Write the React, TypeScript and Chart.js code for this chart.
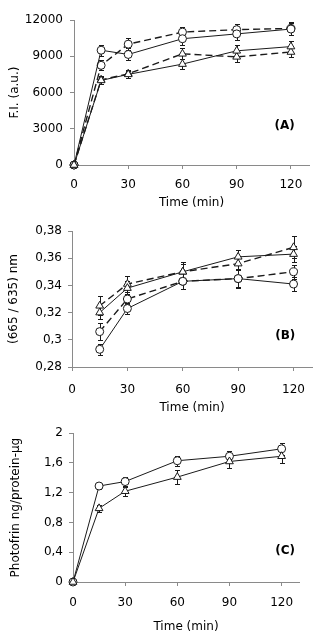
import React, { useEffect, useRef } from "react";
import { Chart, registerables } from "chart.js";

Chart.register(...registerables);

// ---------- data ----------
const xTicks = [0, 30, 60, 90, 120];
const xTickLabels = ["0", "30", "60", "90", "120"];

// Panel A: fluorescence intensity
const timesA = [0, 15, 30, 60, 90, 120];
const aCircleSolid = [0, 9500, 9150, 10450, 10850, 11250];
const aCircleSolidErr = [0, 450, 500, 500, 500, 500];
const aCircleDashed = [0, 8250, 10000, 11000, 11200, 11300];
const aCircleDashedErr = [0, 400, 500, 450, 450, 500];
const aTriSolid = [0, 7000, 7500, 8350, 9450, 9800];
const aTriSolidErr = [0, 300, 300, 400, 450, 500];
const aTriDashed = [0, 7050, 7550, 9200, 8950, 9350];
const aTriDashedErr = [0, 350, 350, 450, 400, 450];
const yTicksA = [0, 3000, 6000, 9000, 12000];
const yLabelsA = ["0", "3000", "6000", "9000", "12000"];

// Panel B: 665/635 ratio
const timesB = [15, 30, 60, 90, 120];
const bCircleSolid = [0.293, 0.323, 0.343, 0.345, 0.341];
const bCircleSolidErr = [0.004, 0.004, 0.006, 0.006, 0.005];
const bCircleDashed = [0.306, 0.330, 0.343, 0.345, 0.350];
const bCircleDashedErr = [0.006, 0.004, 0.006, 0.007, 0.005];
const bTriSolid = [0.320, 0.338, 0.350, 0.361, 0.363];
const bTriSolidErr = [0.005, 0.005, 0.006, 0.005, 0.006];
const bTriDashed = [0.325, 0.341, 0.350, 0.356, 0.368];
const bTriDashedErr = [0.007, 0.006, 0.007, 0.005, 0.008];
const yTicksB = [0.28, 0.3, 0.32, 0.34, 0.36, 0.38];
const yLabelsB = ["0,28", "0,3", "0,32", "0,34", "0,36", "0,38"];

// Panel C: Photofrin uptake
const timesC = [0, 15, 30, 60, 90, 120];
const cCircle = [0, 1.29, 1.35, 1.63, 1.69, 1.79];
const cCircleErr = [0, 0.04, 0.06, 0.07, 0.07, 0.08];
const cTri = [0, 0.99, 1.22, 1.41, 1.62, 1.69];
const cTriErr = [0, 0.05, 0.06, 0.09, 0.09, 0.09];
const yTicksC = [0, 0.4, 0.8, 1.2, 1.6, 2];
const yLabelsC = ["0", "0,4", "0,8", "1,2", "1,6", "2"];

const FONT = "'DejaVu Sans', Verdana, sans-serif";
const INK = "#1a1a1a";
const AXIS = "#8a8a8a";

function makeSet(times: number[], vals: number[], errs: number[], shape: string, dashed: boolean) {
  return {
    data: times.map((t, i) => ({ x: t, y: vals[i] })),
    errors: errs,
    showLine: true,
    borderColor: INK,
    borderWidth: dashed ? 1.4 : 1,
    borderDash: dashed ? [7, 4] : [],
    pointStyle: shape,
    pointRadius: shape === "triangle" ? 4.5 : 4,
    pointBorderWidth: 1,
    pointBorderColor: INK,
    pointBackgroundColor: "#ffffff",
    backgroundColor: "#ffffff",
    clip: false,
  };
}

const errorBarPlugin = {
  id: "errorBars",
  beforeDatasetsDraw(chart: any) {
    const ctx = chart.ctx;
    const yScale = chart.scales.y;
    chart.data.datasets.forEach((ds: any, i: number) => {
      const meta = chart.getDatasetMeta(i);
      if (!ds.errors) return;
      ctx.save();
      ctx.strokeStyle = INK;
      ctx.lineWidth = 1;
      meta.data.forEach((pt: any, j: number) => {
        const e = ds.errors[j];
        if (!e) return;
        const v = ds.data[j].y;
        const x = Math.round(pt.x) + 0.5;
        const y1 = Math.round(yScale.getPixelForValue(v + e)) + 0.5;
        const y2 = Math.round(yScale.getPixelForValue(v - e)) + 0.5;
        ctx.beginPath();
        ctx.moveTo(x, y1);
        ctx.lineTo(x, y2);
        ctx.moveTo(x - 2.5, y1);
        ctx.lineTo(x + 2.5, y1);
        ctx.moveTo(x - 2.5, y2);
        ctx.lineTo(x + 2.5, y2);
        ctx.stroke();
      });
      ctx.restore();
    });
  },
};

const panelLabelPlugin = {
  id: "panelLabel",
  afterDraw(chart: any, _args: any, opts: any) {
    if (!opts || !opts.text) return;
    const ctx = chart.ctx;
    const x = chart.scales.x.getPixelForValue(opts.x);
    const y = chart.scales.y.getPixelForValue(opts.y);
    ctx.save();
    ctx.font = `bold 12px ${FONT}`;
    ctx.fillStyle = "#000";
    ctx.textAlign = "center";
    ctx.textBaseline = "middle";
    ctx.fillText(opts.text, x, y);
    ctx.restore();
  },
};

type PanelCfg = {
  top: number;
  height: number;
  padding: { top: number; right: number; bottom: number; left: number };
  yWidth: number;
  xHeight: number;
  xTickPad: number;
  xTitlePad: number;
  yTickPad: number;
  yTitlePad: number;
  yMin: number;
  yMax: number;
  yTicks: number[];
  yLabels: string[];
  yTitle: string;
  label: string;
  labelX: number;
  labelY: number;
  datasets: any[];
};

const panels: PanelCfg[] = [
  {
    top: 0,
    height: 210,
    padding: { top: 20, right: 10, bottom: 0, left: 0 },
    yWidth: 74,
    xHeight: 45,
    xTickPad: 9,
    xTitlePad: 0,
    yTickPad: 7,
    yTitlePad: 8,
    yMin: 0,
    yMax: 12000,
    yTicks: yTicksA,
    yLabels: yLabelsA,
    yTitle: "F.I. (a.u.)",
    label: "(A)",
    labelX: 116.5,
    labelY: 3270,
    datasets: [
      makeSet(timesA, aTriSolid, aTriSolidErr, "triangle", false),
      makeSet(timesA, aTriDashed, aTriDashedErr, "triangle", true),
      makeSet(timesA, aCircleSolid, aCircleSolidErr, "circle", false),
      makeSet(timesA, aCircleDashed, aCircleDashedErr, "circle", true),
    ],
  },
  {
    top: 210,
    height: 210,
    padding: { top: 21, right: 7, bottom: 0, left: 0 },
    yWidth: 72,
    xHeight: 53,
    xTickPad: 12,
    xTitlePad: 5,
    yTickPad: 6,
    yTitlePad: 7,
    yMin: 0.28,
    yMax: 0.38,
    yTicks: yTicksB,
    yLabels: yLabelsB,
    yTitle: "(665 / 635) nm",
    label: "(B)",
    labelX: 115.5,
    labelY: 0.303,
    datasets: [
      makeSet(timesB, bTriSolid, bTriSolidErr, "triangle", false),
      makeSet(timesB, bTriDashed, bTriDashedErr, "triangle", true),
      makeSet(timesB, bCircleSolid, bCircleSolidErr, "circle", false),
      makeSet(timesB, bCircleDashed, bCircleDashedErr, "circle", true),
    ],
  },
  {
    top: 420,
    height: 218,
    padding: { top: 12, right: 20, bottom: 0, left: 0 },
    yWidth: 73,
    xHeight: 56,
    xTickPad: 10,
    xTitlePad: 4,
    yTickPad: 6,
    yTitlePad: 9,
    yMin: 0,
    yMax: 2,
    yTicks: yTicksC,
    yLabels: yLabelsC,
    yTitle: "Photofrin ng/protein-µg",
    label: "(C)",
    labelX: 122,
    labelY: 0.416,
    datasets: [
      makeSet(timesC, cTri, cTriErr, "triangle", false),
      makeSet(timesC, cCircle, cCircleErr, "circle", false),
    ],
  },
];

function Panel({ cfg }: { cfg: PanelCfg }) {
  const ref = useRef<HTMLCanvasElement | null>(null);
  useEffect(() => {
    if (!ref.current) return;
    const chart = new Chart(ref.current, {
      type: "scatter",
      data: { datasets: cfg.datasets },
      options: {
        responsive: false,
        animation: false,
        devicePixelRatio: 1,
        layout: { padding: cfg.padding },
        font: { family: FONT, size: 12 },
        plugins: {
          legend: { display: false },
          tooltip: { enabled: false },
          panelLabel: { text: cfg.label, x: cfg.labelX, y: cfg.labelY },
        } as any,
        scales: {
          x: {
            type: "linear",
            min: 0,
            max: 130,
            afterBuildTicks: (s: any) => {
              s.ticks = xTicks.map((v) => ({ value: v }));
            },
            afterFit: (s: any) => {
              s.height = cfg.xHeight;
            },
            ticks: {
              padding: cfg.xTickPad,
              color: "#000",
              font: { family: FONT, size: 12 },
              maxRotation: 0,
              autoSkip: false,
              callback: (_v: any, i: number) => xTickLabels[i],
            },
            grid: { drawOnChartArea: false, drawTicks: true, tickLength: 4, color: AXIS },
            border: { display: true, color: AXIS, width: 1 },
            title: {
              display: true,
              text: "Time (min)",
              color: "#000",
              font: { family: FONT, size: 12 },
              padding: { top: 0, bottom: cfg.xTitlePad },
            },
          },
          y: {
            type: "linear",
            min: cfg.yMin,
            max: cfg.yMax,
            afterBuildTicks: (s: any) => {
              s.ticks = cfg.yTicks.map((v) => ({ value: v }));
            },
            afterFit: (s: any) => {
              s.width = cfg.yWidth;
            },
            ticks: {
              padding: cfg.yTickPad,
              color: "#000",
              font: { family: FONT, size: 12 },
              autoSkip: false,
              callback: (_v: any, i: number) => cfg.yLabels[i],
            },
            grid: { drawOnChartArea: false, drawTicks: true, tickLength: 4, color: AXIS },
            border: { display: true, color: AXIS, width: 1 },
            title: {
              display: true,
              text: cfg.yTitle,
              color: "#000",
              font: { family: FONT, size: 12 },
              padding: { top: cfg.yTitlePad, bottom: 0 },
            },
          },
        },
      } as any,
      plugins: [errorBarPlugin, panelLabelPlugin],
    });
    return () => chart.destroy();
  }, [cfg]);
  return (
    <div style={{ position: "absolute", left: 0, top: cfg.top, width: 319, height: cfg.height }}>
      <canvas ref={ref} width={319} height={cfg.height} style={{ display: "block", width: 319, height: cfg.height }} />
    </div>
  );
}

export default function App() {
  return (
    <div style={{ position: "fixed", left: 0, top: 0, width: 319, height: 638, background: "#fff" }}>
      {panels.map((p, i) => (
        <Panel key={i} cfg={p} />
      ))}
    </div>
  );
}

*WHAT THE TASK ASKS*
Locate all lines holding the word "React", then copy them out.

*IN RESPONSE*
Write the React, TypeScript and Chart.js code for this chart.
import React, { useEffect, useRef } from "react";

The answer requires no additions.